The lines to extract run from the first line of the material below to the line containing "import pandas as pd", both included; leave the pictures behind.

SUPPLIED DATA >>
==================================================
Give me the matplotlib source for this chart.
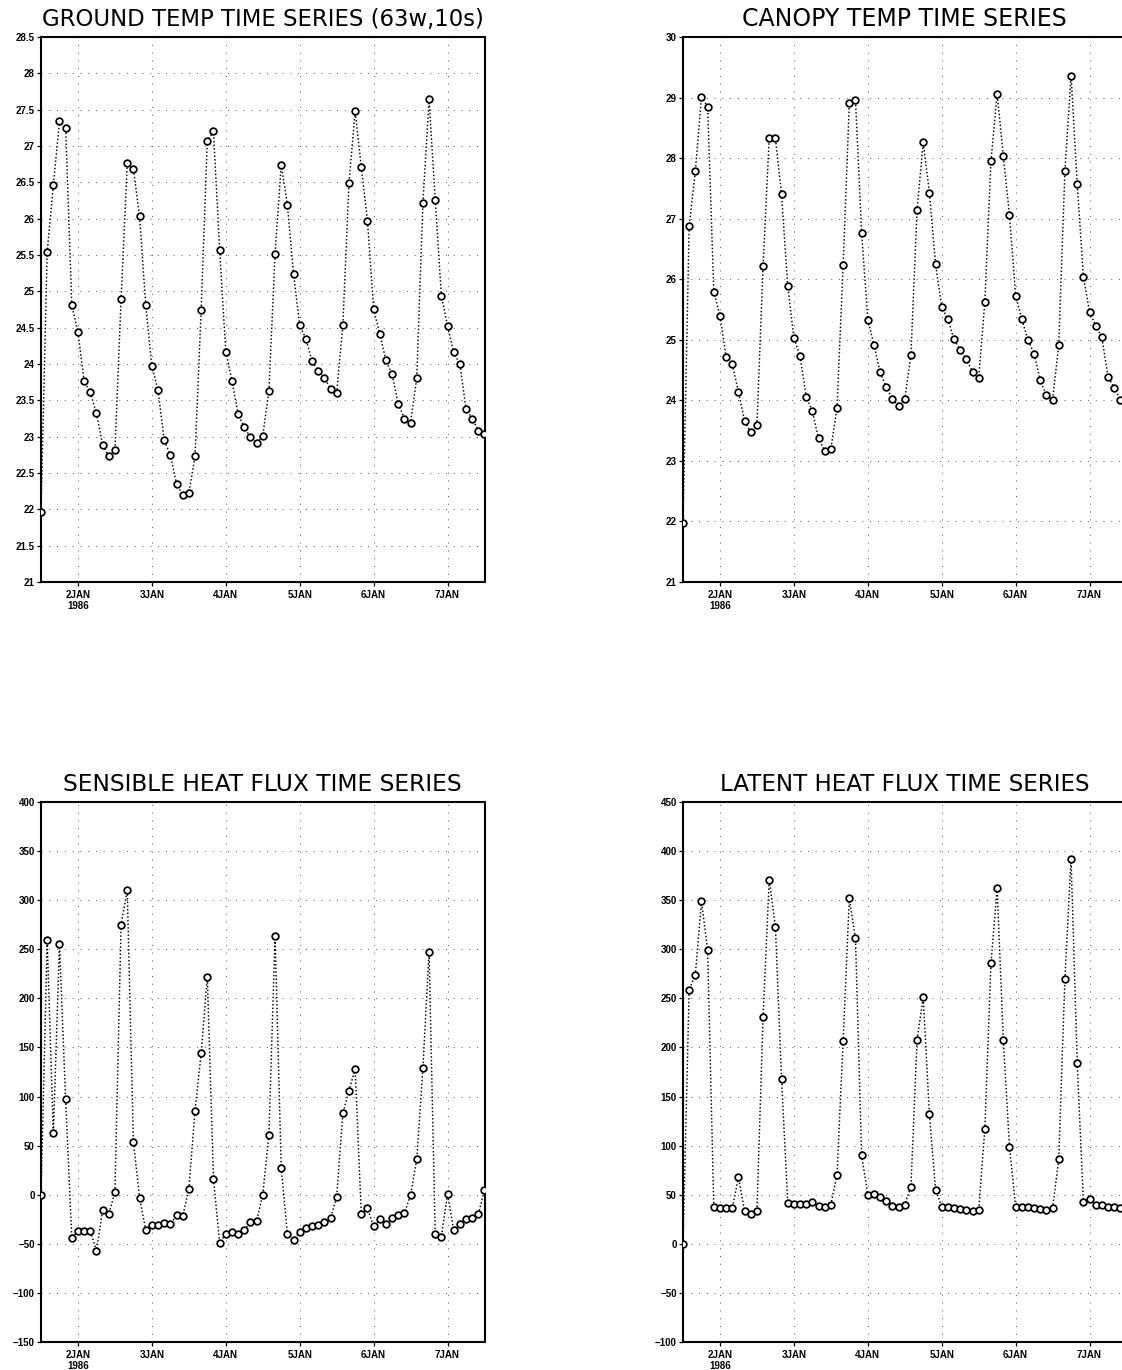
import matplotlib
matplotlib.use("Agg")
import matplotlib.pyplot as plt
import matplotlib.ticker as mticker
import pandas as pd

# ---------------- data (2-hourly, starting 1 JAN 1986 12Z) ----------------
start_time = "1986-01-01 12:00"
step = "2h"

ground_temp = [21.97, 25.54, 26.46, 27.34, 27.25, 24.81, 24.44, 23.76, 23.61, 23.32,
               22.89, 22.73, 22.81, 24.89, 26.76, 26.69, 26.03, 24.81, 23.97, 23.64,
               22.95, 22.75, 22.35, 22.20, 22.22, 22.73, 24.74, 27.07, 27.20, 25.57,
               24.17, 23.77, 23.31, 23.13, 22.99, 22.91, 23.01, 23.63, 25.52, 26.74,
               26.19, 25.24, 24.53, 24.35, 24.04, 23.91, 23.81, 23.66, 23.60, 24.53,
               26.49, 27.48, 26.71, 25.97, 24.76, 24.41, 24.05, 23.86, 23.45, 23.25,
               23.19, 23.81, 26.22, 27.64, 26.26, 24.94, 24.52, 24.16, 24.00, 23.38,
               23.25, 23.08, 23.03]

canopy_temp = [21.97, 26.88, 27.78, 29.01, 28.85, 25.79, 25.40, 24.72, 24.60, 24.14,
               23.66, 23.47, 23.59, 26.22, 28.34, 28.33, 27.40, 25.89, 25.03, 24.73,
               24.06, 23.82, 23.37, 23.17, 23.20, 23.87, 26.24, 28.91, 28.96, 26.76,
               25.33, 24.92, 24.46, 24.22, 24.02, 23.90, 24.02, 24.75, 27.15, 28.26,
               27.43, 26.25, 25.54, 25.34, 25.01, 24.83, 24.68, 24.47, 24.37, 25.62,
               27.96, 29.06, 28.04, 27.06, 25.73, 25.34, 25.00, 24.77, 24.33, 24.08,
               24.01, 24.91, 27.79, 29.36, 27.57, 26.04, 25.46, 25.23, 25.04, 24.39,
               24.21, 24.01]

sensible_heat = [0, 259, 63, 255, 97, -44, -37, -37, -37, -57,
                 -16, -20, 3, 275, 310, 54, -3, -36, -31, -31,
                 -29, -30, -21, -22, 6, 85, 144, 222, 16, -49,
                 -40, -38, -40, -36, -28, -27, 0, 61, 264, 27,
                 -40, -46, -38, -34, -32, -31, -28, -24, -2, 83,
                 106, 128, -20, -14, -32, -25, -30, -24, -21, -19,
                 0, 36, 129, 247, -40, -43, 1, -36, -30, -25,
                 -24, -20, 5]

latent_heat = [0, 259, 274, 349, 299, 37, 36, 36, 36, 68,
               33, 30, 33, 231, 371, 323, 168, 42, 41, 41,
               41, 43, 39, 37, 40, 70, 207, 352, 311, 90,
               50, 51, 48, 44, 39, 37, 40, 58, 208, 251,
               132, 55, 38, 37, 36, 35, 34, 33, 34, 117,
               286, 362, 208, 99, 38, 38, 37, 36, 35, 34,
               36, 86, 270, 392, 184, 43, 46, 40, 40, 38,
               37, 36]

titles = ["GROUND TEMP TIME SERIES (63w,10s)", "CANOPY TEMP TIME SERIES",
          "SENSIBLE HEAT FLUX TIME SERIES", "LATENT HEAT FLUX TIME SERIES"]
day_ticks = ["1986-01-02", "1986-01-03", "1986-01-04", "1986-01-05", "1986-01-06", "1986-01-07"]
day_labels = ["2JAN\n1986", "3JAN", "4JAN", "5JAN", "6JAN", "7JAN"]
x_range = ["1986-01-01 12:00", "1986-01-07 12:00"]

# ---------------- layout ----------------
W, H = 1122, 1370
fig = plt.figure(figsize=(W / 100, H / 100), dpi=100)
fig.patch.set_facecolor("white")


def rect(left, top, right, bottom):
    return [left / W, 1 - bottom / H, (right - left) / W, (bottom - top) / H]


panels = [
    dict(title=titles[0], values=ground_temp, box=(41, 37, 484.5, 582), ylim=(21, 28.5), ystep=0.5, fs=16.4),
    dict(title=titles[1], values=canopy_temp, box=(683, 37, 1126.5, 582), ylim=(21, 30), ystep=1, fs=17),
    dict(title=titles[2], values=sensible_heat, box=(41, 802, 484.5, 1342), ylim=(-150, 400), ystep=50, fs=16.8),
    dict(title=titles[3], values=latent_heat, box=(683, 802, 1126.5, 1342), ylim=(-100, 450), ystep=50, fs=16.6),
]

title_font = ["DejaVu Sans"]
tick_font = ["Liberation Sans", "DejaVu Sans"]


def fmt(v, pos):
    s = f"{v:g}"
    return s.replace("-", "\u2212")


for p in panels:
    ax = fig.add_axes(rect(*p["box"]))
    times = pd.date_range(start_time, periods=len(p["values"]), freq=step)
    ax.plot(times, p["values"], color="black", linestyle=(0, (1, 1.5)), linewidth=1.05,
            marker="o", markersize=4.8, markerfacecolor="white", markeredgecolor="black",
            markeredgewidth=1.25, zorder=3)
    ax.set_xlim(pd.Timestamp(x_range[0]), pd.Timestamp(x_range[1]))
    y0, y1 = p["ylim"]
    ax.set_ylim(y0, y1)
    ax.yaxis.set_major_locator(mticker.MultipleLocator(p["ystep"]))
    ax.yaxis.set_major_formatter(mticker.FuncFormatter(fmt))
    ax.set_xticks([pd.Timestamp(d) for d in day_ticks])
    ax.set_xticklabels(day_labels, linespacing=1.05)
    ax.grid(True, linestyle=(0, (1, 7)), color="0.35", linewidth=0.7)
    for sp in ax.spines.values():
        sp.set_linewidth(1.5)
        sp.set_color("black")
    ax.tick_params(axis="both", direction="out", length=3, width=0.9, pad=1.5,
                   labelsize=7)
    ax.tick_params(axis="x", pad=3)
    for lab in ax.get_xticklabels() + ax.get_yticklabels():
        lab.set_fontfamily(tick_font)
        lab.set_fontweight("bold")
    l, t, r, b = p["box"]
    fig.text(((l + r) / 2) / W, 1 - (t - 11) / H, p["title"], ha="center", va="baseline",
             fontsize=p["fs"], family=title_font, color="black")

fig.savefig("out.png", dpi=100, facecolor="white")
==================================================
ANSWER FOR THIS EXERCISE >>
Give me the matplotlib source for this chart.
import matplotlib
matplotlib.use("Agg")
import matplotlib.pyplot as plt
import matplotlib.ticker as mticker
import pandas as pd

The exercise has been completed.